§ **RECORDED DATA**
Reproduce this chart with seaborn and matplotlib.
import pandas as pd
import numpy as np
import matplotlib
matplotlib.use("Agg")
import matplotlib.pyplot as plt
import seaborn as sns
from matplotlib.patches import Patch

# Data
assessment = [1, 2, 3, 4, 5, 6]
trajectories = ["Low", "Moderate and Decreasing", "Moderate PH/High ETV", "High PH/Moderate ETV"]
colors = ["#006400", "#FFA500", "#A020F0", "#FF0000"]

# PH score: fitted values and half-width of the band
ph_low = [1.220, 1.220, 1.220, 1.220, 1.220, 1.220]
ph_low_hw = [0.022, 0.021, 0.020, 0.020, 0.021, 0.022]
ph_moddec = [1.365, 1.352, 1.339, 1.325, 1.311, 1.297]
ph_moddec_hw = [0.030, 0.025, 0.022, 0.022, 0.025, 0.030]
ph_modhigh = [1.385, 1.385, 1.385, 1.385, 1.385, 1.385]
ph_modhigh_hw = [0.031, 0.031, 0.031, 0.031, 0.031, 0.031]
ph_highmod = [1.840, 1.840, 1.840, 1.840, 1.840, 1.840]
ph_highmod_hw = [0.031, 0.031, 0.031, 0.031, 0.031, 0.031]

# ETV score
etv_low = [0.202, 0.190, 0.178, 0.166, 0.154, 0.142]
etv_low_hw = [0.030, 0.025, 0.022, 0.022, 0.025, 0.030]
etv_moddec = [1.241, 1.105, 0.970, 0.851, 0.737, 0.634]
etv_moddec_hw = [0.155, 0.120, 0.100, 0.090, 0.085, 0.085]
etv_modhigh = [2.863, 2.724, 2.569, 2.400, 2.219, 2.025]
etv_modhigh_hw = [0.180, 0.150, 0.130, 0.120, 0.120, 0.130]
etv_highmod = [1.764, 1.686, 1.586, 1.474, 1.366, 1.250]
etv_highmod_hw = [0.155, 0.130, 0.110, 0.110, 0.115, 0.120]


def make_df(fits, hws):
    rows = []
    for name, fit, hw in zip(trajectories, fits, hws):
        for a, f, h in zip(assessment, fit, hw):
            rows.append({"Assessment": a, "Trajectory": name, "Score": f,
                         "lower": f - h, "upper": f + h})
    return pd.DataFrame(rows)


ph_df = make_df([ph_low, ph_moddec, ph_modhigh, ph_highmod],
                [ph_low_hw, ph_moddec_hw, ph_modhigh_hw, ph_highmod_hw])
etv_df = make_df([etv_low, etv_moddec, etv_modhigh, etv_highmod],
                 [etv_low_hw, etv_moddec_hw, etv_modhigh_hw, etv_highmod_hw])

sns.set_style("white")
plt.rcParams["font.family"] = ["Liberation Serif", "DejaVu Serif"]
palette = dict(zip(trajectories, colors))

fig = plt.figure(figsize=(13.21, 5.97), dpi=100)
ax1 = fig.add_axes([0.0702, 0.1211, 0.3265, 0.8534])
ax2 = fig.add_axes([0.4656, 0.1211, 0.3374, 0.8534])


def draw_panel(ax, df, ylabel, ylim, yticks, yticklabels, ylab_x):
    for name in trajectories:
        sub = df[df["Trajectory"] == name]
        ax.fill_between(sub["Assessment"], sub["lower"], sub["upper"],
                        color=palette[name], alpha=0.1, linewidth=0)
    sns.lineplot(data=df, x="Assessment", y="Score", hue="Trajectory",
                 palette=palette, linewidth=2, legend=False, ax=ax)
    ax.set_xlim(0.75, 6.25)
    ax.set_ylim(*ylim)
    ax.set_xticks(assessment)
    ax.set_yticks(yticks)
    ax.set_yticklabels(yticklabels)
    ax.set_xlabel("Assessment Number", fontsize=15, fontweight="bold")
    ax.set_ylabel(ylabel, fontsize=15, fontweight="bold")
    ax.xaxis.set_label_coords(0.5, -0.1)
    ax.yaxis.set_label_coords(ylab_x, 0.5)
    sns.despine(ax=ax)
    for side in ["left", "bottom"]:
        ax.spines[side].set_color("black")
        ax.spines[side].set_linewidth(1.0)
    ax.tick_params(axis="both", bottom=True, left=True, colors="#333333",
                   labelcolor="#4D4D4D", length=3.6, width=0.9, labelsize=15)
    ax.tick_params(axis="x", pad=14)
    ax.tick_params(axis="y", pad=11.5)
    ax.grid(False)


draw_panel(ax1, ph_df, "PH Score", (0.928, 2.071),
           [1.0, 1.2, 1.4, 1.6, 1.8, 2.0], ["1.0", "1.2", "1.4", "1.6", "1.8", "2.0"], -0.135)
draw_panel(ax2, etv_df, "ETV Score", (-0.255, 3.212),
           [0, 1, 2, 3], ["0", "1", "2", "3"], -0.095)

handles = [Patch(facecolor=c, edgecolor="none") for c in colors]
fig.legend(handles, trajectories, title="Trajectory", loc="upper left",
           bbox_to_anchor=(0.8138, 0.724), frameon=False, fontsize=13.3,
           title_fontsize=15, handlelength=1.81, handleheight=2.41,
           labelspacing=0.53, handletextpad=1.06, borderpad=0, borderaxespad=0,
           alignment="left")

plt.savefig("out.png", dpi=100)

§ **WORK TO BE COMPLETED**
Set out the complete listing exactly as shown.

§ **THE ANSWER**
Reproduce this chart with seaborn and matplotlib.
import pandas as pd
import numpy as np
import matplotlib
matplotlib.use("Agg")
import matplotlib.pyplot as plt
import seaborn as sns
from matplotlib.patches import Patch

# Data
assessment = [1, 2, 3, 4, 5, 6]
trajectories = ["Low", "Moderate and Decreasing", "Moderate PH/High ETV", "High PH/Moderate ETV"]
colors = ["#006400", "#FFA500", "#A020F0", "#FF0000"]

# PH score: fitted values and half-width of the band
ph_low = [1.220, 1.220, 1.220, 1.220, 1.220, 1.220]
ph_low_hw = [0.022, 0.021, 0.020, 0.020, 0.021, 0.022]
ph_moddec = [1.365, 1.352, 1.339, 1.325, 1.311, 1.297]
ph_moddec_hw = [0.030, 0.025, 0.022, 0.022, 0.025, 0.030]
ph_modhigh = [1.385, 1.385, 1.385, 1.385, 1.385, 1.385]
ph_modhigh_hw = [0.031, 0.031, 0.031, 0.031, 0.031, 0.031]
ph_highmod = [1.840, 1.840, 1.840, 1.840, 1.840, 1.840]
ph_highmod_hw = [0.031, 0.031, 0.031, 0.031, 0.031, 0.031]

# ETV score
etv_low = [0.202, 0.190, 0.178, 0.166, 0.154, 0.142]
etv_low_hw = [0.030, 0.025, 0.022, 0.022, 0.025, 0.030]
etv_moddec = [1.241, 1.105, 0.970, 0.851, 0.737, 0.634]
etv_moddec_hw = [0.155, 0.120, 0.100, 0.090, 0.085, 0.085]
etv_modhigh = [2.863, 2.724, 2.569, 2.400, 2.219, 2.025]
etv_modhigh_hw = [0.180, 0.150, 0.130, 0.120, 0.120, 0.130]
etv_highmod = [1.764, 1.686, 1.586, 1.474, 1.366, 1.250]
etv_highmod_hw = [0.155, 0.130, 0.110, 0.110, 0.115, 0.120]


def make_df(fits, hws):
    rows = []
    for name, fit, hw in zip(trajectories, fits, hws):
        for a, f, h in zip(assessment, fit, hw):
            rows.append({"Assessment": a, "Trajectory": name, "Score": f,
                         "lower": f - h, "upper": f + h})
    return pd.DataFrame(rows)


ph_df = make_df([ph_low, ph_moddec, ph_modhigh, ph_highmod],
                [ph_low_hw, ph_moddec_hw, ph_modhigh_hw, ph_highmod_hw])
etv_df = make_df([etv_low, etv_moddec, etv_modhigh, etv_highmod],
                 [etv_low_hw, etv_moddec_hw, etv_modhigh_hw, etv_highmod_hw])

sns.set_style("white")
plt.rcParams["font.family"] = ["Liberation Serif", "DejaVu Serif"]
palette = dict(zip(trajectories, colors))

fig = plt.figure(figsize=(13.21, 5.97), dpi=100)
ax1 = fig.add_axes([0.0702, 0.1211, 0.3265, 0.8534])
ax2 = fig.add_axes([0.4656, 0.1211, 0.3374, 0.8534])


def draw_panel(ax, df, ylabel, ylim, yticks, yticklabels, ylab_x):
    for name in trajectories:
        sub = df[df["Trajectory"] == name]
        ax.fill_between(sub["Assessment"], sub["lower"], sub["upper"],
                        color=palette[name], alpha=0.1, linewidth=0)
    sns.lineplot(data=df, x="Assessment", y="Score", hue="Trajectory",
                 palette=palette, linewidth=2, legend=False, ax=ax)
    ax.set_xlim(0.75, 6.25)
    ax.set_ylim(*ylim)
    ax.set_xticks(assessment)
    ax.set_yticks(yticks)
    ax.set_yticklabels(yticklabels)
    ax.set_xlabel("Assessment Number", fontsize=15, fontweight="bold")
    ax.set_ylabel(ylabel, fontsize=15, fontweight="bold")
    ax.xaxis.set_label_coords(0.5, -0.1)
    ax.yaxis.set_label_coords(ylab_x, 0.5)
    sns.despine(ax=ax)
    for side in ["left", "bottom"]:
        ax.spines[side].set_color("black")
        ax.spines[side].set_linewidth(1.0)
    ax.tick_params(axis="both", bottom=True, left=True, colors="#333333",
                   labelcolor="#4D4D4D", length=3.6, width=0.9, labelsize=15)
    ax.tick_params(axis="x", pad=14)
    ax.tick_params(axis="y", pad=11.5)
    ax.grid(False)


draw_panel(ax1, ph_df, "PH Score", (0.928, 2.071),
           [1.0, 1.2, 1.4, 1.6, 1.8, 2.0], ["1.0", "1.2", "1.4", "1.6", "1.8", "2.0"], -0.135)
draw_panel(ax2, etv_df, "ETV Score", (-0.255, 3.212),
           [0, 1, 2, 3], ["0", "1", "2", "3"], -0.095)

handles = [Patch(facecolor=c, edgecolor="none") for c in colors]
fig.legend(handles, trajectories, title="Trajectory", loc="upper left",
           bbox_to_anchor=(0.8138, 0.724), frameon=False, fontsize=13.3,
           title_fontsize=15, handlelength=1.81, handleheight=2.41,
           labelspacing=0.53, handletextpad=1.06, borderpad=0, borderaxespad=0,
           alignment="left")

plt.savefig("out.png", dpi=100)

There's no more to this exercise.